> [What the exercise asks]:
Gather from the listing below each line that includes the word "Apache", and copy it.

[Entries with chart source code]
- - -

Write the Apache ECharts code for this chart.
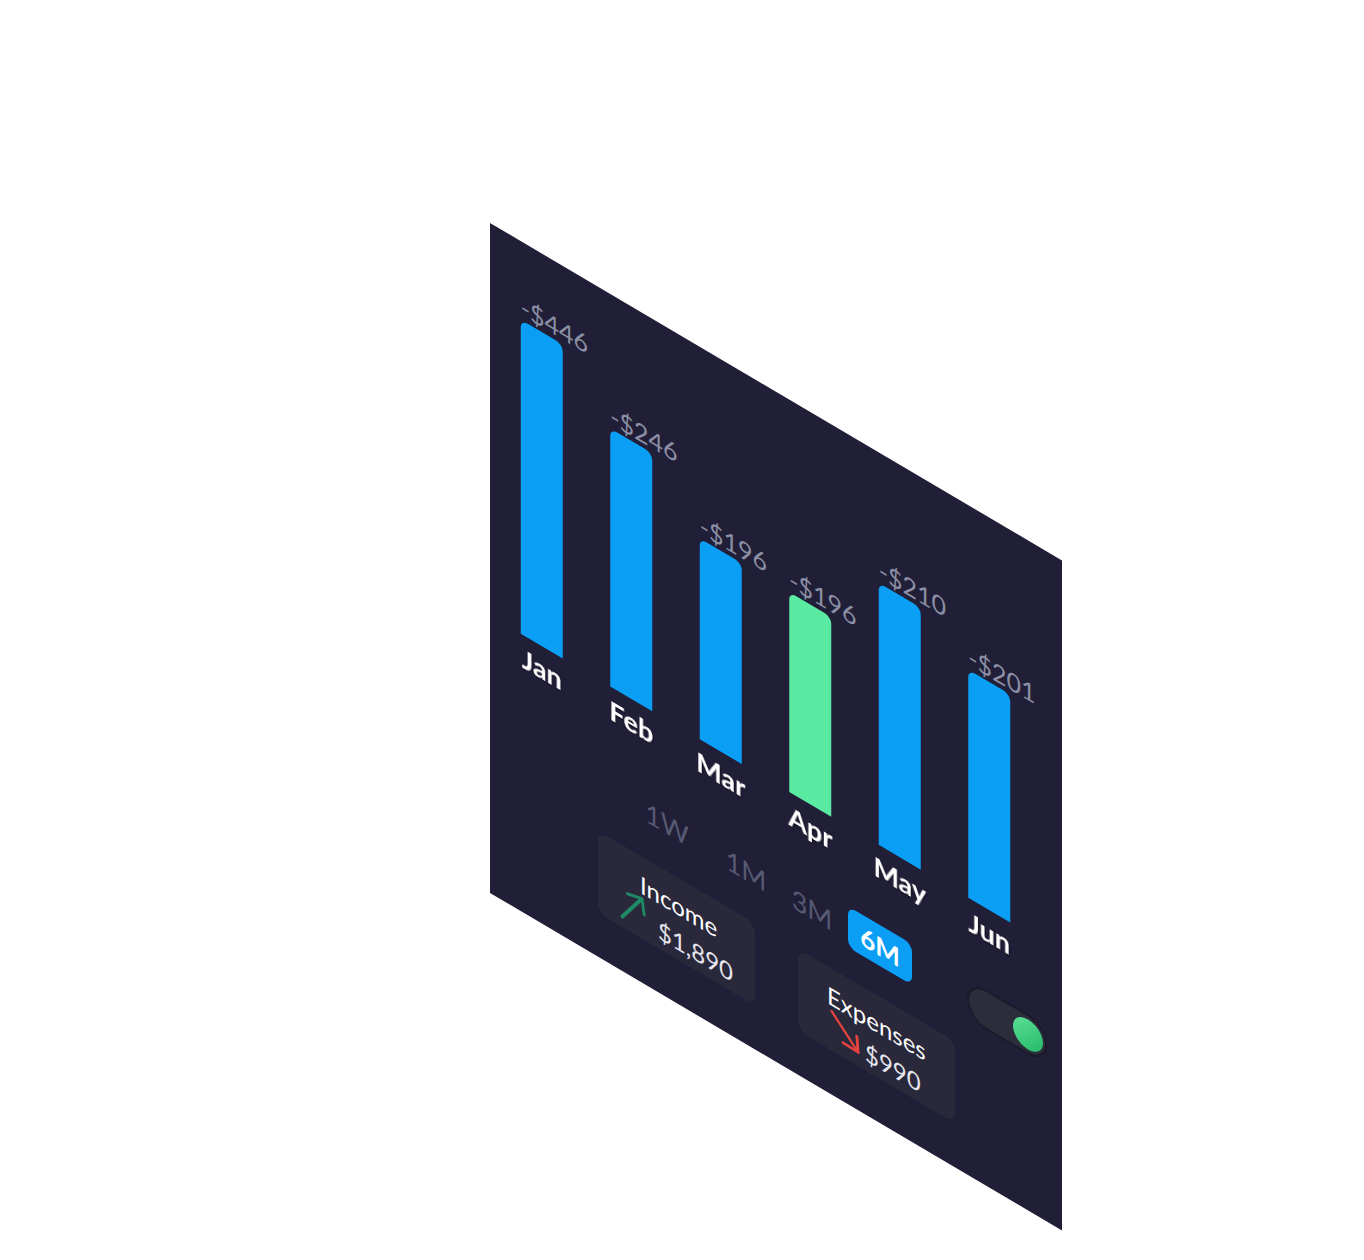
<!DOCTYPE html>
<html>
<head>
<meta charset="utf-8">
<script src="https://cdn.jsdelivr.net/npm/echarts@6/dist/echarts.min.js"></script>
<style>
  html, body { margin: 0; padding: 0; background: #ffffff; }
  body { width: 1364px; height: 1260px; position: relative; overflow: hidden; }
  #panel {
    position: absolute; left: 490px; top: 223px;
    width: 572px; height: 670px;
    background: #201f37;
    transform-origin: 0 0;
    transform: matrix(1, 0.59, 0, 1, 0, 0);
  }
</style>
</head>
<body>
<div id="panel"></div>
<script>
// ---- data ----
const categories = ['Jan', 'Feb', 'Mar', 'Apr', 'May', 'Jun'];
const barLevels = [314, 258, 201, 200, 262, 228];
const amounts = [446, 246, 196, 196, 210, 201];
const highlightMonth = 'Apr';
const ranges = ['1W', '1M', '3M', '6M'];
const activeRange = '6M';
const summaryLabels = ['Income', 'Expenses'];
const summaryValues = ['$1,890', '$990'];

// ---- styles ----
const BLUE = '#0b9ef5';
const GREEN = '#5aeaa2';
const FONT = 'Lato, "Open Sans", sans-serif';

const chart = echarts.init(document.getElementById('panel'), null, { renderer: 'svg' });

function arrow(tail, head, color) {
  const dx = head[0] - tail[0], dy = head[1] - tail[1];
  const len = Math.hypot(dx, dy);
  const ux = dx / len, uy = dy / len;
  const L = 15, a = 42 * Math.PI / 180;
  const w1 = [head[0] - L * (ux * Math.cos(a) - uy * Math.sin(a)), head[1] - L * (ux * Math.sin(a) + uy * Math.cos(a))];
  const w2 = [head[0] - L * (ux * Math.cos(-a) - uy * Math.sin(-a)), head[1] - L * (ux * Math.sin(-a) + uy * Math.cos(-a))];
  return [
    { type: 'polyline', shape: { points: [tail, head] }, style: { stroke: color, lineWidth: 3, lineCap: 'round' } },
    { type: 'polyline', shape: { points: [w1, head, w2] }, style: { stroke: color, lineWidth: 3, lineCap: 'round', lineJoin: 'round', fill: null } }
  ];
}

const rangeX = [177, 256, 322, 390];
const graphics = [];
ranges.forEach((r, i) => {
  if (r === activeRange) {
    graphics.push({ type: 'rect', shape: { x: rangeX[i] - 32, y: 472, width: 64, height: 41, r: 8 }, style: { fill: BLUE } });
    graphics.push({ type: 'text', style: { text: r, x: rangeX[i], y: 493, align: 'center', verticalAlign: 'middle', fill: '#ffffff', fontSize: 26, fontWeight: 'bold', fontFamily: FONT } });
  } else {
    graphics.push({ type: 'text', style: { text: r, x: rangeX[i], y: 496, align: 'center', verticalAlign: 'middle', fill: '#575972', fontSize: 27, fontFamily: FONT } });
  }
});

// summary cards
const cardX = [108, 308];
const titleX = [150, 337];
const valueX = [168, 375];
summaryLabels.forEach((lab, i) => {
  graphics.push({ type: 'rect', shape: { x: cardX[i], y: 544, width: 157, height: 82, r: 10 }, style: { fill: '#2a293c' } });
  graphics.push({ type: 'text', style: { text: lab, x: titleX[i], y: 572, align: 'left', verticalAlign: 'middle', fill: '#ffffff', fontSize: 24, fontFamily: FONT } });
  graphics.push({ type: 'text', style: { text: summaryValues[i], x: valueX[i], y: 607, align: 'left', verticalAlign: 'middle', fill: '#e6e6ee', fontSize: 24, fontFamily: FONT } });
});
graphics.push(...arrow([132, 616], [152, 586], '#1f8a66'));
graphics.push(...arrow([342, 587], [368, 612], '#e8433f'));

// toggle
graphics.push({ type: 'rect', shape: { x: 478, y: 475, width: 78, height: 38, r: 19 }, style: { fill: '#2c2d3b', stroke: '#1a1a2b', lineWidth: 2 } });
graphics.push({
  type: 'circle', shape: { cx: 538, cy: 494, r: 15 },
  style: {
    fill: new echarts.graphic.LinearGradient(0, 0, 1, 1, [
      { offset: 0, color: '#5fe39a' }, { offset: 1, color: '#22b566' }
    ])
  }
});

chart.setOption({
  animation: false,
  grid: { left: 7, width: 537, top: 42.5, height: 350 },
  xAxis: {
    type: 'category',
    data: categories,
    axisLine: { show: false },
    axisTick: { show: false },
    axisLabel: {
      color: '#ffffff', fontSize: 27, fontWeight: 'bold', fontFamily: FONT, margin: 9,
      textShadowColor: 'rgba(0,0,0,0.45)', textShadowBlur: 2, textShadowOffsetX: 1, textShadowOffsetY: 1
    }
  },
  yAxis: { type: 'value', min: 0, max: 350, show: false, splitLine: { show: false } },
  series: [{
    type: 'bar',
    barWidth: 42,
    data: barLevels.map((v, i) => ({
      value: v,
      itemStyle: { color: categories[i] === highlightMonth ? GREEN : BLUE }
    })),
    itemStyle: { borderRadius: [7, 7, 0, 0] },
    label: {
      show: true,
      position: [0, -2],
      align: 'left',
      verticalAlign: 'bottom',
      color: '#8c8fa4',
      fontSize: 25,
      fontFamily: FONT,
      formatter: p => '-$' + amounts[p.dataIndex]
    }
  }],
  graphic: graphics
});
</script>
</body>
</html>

- - -

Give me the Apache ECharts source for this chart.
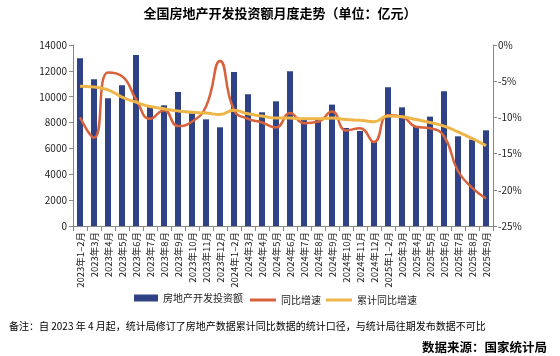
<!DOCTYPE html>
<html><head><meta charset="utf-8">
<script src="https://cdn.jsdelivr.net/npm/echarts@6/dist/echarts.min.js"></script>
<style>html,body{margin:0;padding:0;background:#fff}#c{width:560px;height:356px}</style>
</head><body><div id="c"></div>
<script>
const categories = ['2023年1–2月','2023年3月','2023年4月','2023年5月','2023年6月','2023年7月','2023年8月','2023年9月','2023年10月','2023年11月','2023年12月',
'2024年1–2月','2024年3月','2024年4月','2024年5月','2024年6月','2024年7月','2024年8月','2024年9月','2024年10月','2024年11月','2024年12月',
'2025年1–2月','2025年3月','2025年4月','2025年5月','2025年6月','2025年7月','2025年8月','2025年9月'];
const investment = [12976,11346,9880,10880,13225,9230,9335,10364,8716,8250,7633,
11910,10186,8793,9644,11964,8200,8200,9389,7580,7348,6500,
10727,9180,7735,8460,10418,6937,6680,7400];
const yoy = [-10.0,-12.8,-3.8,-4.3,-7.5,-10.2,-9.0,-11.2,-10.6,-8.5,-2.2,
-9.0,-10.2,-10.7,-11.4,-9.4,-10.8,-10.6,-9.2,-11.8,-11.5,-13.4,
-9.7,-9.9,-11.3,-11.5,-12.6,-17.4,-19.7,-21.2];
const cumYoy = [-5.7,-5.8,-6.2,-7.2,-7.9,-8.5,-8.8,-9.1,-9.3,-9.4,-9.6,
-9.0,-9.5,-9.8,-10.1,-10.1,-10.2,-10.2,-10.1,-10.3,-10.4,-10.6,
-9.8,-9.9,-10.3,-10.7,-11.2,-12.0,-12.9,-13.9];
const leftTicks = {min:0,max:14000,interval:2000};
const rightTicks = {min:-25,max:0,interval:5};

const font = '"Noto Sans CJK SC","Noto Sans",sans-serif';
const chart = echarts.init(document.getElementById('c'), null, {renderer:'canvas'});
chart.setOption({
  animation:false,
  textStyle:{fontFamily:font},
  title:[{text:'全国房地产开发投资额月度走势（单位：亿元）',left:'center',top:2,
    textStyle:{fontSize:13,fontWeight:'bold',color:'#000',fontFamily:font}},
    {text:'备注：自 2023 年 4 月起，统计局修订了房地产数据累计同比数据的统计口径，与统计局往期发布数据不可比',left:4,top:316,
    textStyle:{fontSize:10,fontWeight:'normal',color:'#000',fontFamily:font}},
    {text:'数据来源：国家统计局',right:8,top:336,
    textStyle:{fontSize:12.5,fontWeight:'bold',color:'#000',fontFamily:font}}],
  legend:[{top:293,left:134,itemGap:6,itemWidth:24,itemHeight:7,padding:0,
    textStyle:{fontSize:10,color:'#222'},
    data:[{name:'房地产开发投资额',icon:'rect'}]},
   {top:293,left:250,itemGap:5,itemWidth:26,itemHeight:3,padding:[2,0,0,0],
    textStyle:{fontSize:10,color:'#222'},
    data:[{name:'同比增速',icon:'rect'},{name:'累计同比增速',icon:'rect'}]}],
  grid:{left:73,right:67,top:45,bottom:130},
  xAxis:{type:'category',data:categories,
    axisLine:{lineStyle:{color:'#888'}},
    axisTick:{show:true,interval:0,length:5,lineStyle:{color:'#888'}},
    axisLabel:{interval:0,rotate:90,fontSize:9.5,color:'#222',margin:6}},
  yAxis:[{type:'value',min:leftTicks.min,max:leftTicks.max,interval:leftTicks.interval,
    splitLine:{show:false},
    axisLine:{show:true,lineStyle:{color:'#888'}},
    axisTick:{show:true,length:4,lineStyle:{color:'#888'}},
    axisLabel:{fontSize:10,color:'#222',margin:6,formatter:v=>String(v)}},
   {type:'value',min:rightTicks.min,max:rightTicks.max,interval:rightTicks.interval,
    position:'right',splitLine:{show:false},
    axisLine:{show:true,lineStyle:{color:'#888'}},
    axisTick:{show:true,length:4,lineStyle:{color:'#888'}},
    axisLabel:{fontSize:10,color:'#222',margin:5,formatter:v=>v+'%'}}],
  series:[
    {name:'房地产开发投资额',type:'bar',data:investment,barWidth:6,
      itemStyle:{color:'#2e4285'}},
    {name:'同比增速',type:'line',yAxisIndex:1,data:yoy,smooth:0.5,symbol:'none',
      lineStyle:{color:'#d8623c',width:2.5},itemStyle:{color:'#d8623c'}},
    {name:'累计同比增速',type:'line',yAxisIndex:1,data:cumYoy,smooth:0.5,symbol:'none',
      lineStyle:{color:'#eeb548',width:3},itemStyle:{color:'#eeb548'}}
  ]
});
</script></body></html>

- - -

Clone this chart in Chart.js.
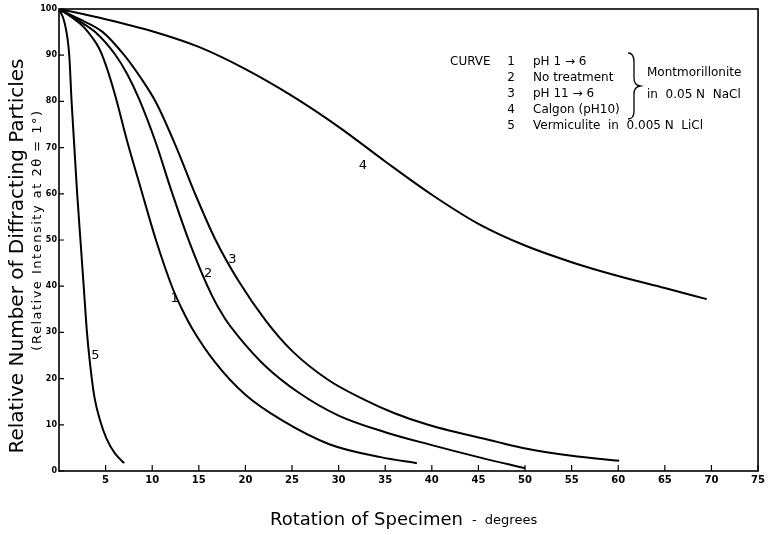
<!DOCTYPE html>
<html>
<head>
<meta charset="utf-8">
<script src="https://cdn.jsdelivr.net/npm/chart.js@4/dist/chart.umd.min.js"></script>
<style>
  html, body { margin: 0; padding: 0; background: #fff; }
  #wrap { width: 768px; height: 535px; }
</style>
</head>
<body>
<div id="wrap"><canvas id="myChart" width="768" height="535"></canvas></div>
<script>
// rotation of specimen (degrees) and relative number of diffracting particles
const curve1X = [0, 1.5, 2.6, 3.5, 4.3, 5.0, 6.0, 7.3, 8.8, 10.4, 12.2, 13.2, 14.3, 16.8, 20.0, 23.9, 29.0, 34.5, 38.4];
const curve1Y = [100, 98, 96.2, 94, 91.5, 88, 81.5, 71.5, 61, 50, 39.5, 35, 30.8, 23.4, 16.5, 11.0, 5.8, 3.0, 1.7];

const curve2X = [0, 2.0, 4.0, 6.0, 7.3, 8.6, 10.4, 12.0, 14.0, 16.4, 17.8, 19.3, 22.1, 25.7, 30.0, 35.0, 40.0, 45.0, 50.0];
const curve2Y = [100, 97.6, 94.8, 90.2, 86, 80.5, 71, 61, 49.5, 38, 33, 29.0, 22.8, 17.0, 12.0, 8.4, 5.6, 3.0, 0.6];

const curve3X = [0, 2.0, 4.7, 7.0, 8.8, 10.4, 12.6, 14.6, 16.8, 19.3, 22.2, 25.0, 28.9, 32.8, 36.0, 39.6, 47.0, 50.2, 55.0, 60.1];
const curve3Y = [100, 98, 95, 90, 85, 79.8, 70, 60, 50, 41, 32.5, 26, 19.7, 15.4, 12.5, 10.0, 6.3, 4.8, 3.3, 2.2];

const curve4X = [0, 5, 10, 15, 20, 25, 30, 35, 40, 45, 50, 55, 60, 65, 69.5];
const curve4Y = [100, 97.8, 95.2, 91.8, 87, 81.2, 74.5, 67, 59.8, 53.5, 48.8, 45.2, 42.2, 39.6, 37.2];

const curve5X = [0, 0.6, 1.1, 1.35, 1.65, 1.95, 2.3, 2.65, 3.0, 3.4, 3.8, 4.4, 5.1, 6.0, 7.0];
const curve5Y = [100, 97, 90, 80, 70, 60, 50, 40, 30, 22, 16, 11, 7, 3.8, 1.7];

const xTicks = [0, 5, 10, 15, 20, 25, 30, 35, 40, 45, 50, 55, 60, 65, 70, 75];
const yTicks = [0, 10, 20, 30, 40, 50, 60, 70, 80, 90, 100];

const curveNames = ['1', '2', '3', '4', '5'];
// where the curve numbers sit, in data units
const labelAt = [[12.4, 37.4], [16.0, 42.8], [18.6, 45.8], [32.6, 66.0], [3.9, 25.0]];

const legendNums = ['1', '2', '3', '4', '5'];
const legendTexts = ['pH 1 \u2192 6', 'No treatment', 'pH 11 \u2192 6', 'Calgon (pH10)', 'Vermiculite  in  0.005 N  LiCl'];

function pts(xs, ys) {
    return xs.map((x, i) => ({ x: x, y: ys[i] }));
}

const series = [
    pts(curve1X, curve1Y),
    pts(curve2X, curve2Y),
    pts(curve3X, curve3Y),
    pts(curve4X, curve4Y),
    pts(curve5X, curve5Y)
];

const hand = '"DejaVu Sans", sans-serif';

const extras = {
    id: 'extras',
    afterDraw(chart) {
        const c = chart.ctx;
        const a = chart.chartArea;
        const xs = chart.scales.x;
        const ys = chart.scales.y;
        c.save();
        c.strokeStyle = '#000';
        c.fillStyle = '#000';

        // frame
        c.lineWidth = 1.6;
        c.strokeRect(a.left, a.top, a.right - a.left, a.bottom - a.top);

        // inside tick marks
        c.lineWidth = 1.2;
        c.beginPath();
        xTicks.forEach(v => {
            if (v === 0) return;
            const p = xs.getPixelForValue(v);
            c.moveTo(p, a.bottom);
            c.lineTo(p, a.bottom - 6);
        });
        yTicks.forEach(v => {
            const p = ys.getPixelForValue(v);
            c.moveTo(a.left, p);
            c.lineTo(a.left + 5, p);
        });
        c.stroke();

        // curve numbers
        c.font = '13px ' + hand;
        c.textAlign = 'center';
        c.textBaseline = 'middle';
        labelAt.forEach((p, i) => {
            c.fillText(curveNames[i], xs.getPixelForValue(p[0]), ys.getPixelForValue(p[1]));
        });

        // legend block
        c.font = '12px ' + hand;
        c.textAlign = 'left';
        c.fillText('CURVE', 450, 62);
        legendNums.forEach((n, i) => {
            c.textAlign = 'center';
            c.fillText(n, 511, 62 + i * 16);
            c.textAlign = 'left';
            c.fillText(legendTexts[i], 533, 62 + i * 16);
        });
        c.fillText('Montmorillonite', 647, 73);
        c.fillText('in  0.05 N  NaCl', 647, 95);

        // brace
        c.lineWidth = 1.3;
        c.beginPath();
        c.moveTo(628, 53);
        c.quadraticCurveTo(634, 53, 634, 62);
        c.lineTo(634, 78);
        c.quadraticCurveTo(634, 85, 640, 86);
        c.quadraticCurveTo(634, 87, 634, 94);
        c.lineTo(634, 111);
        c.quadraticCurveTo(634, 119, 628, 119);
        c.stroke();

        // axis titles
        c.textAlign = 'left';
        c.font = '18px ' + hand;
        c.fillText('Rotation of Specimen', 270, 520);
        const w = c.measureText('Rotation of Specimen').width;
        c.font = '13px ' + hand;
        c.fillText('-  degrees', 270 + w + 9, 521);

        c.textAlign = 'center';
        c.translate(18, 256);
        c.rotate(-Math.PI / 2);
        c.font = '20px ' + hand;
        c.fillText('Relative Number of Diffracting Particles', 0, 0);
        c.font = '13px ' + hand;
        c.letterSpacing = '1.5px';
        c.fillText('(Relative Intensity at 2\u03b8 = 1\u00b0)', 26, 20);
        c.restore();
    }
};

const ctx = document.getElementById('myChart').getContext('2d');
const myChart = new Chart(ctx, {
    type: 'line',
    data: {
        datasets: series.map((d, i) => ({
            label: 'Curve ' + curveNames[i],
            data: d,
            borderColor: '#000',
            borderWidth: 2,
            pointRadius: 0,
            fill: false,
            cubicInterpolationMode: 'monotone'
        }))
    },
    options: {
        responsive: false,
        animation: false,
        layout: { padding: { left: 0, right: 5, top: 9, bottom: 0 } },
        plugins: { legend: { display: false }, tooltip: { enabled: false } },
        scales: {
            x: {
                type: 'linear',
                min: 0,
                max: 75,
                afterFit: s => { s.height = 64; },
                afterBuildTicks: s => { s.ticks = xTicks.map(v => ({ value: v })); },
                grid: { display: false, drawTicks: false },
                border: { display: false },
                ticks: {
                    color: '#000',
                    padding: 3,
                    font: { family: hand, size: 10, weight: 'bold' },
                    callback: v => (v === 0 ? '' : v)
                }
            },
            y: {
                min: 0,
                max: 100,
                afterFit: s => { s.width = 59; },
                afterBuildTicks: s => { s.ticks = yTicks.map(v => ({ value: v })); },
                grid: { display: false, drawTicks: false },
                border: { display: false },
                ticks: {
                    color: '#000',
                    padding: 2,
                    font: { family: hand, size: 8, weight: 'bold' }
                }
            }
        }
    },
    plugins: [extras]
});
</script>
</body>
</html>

- - -

> [Complete response]:
Write the Apache ECharts code for this chart.
Give me the Apache ECharts source for this chart.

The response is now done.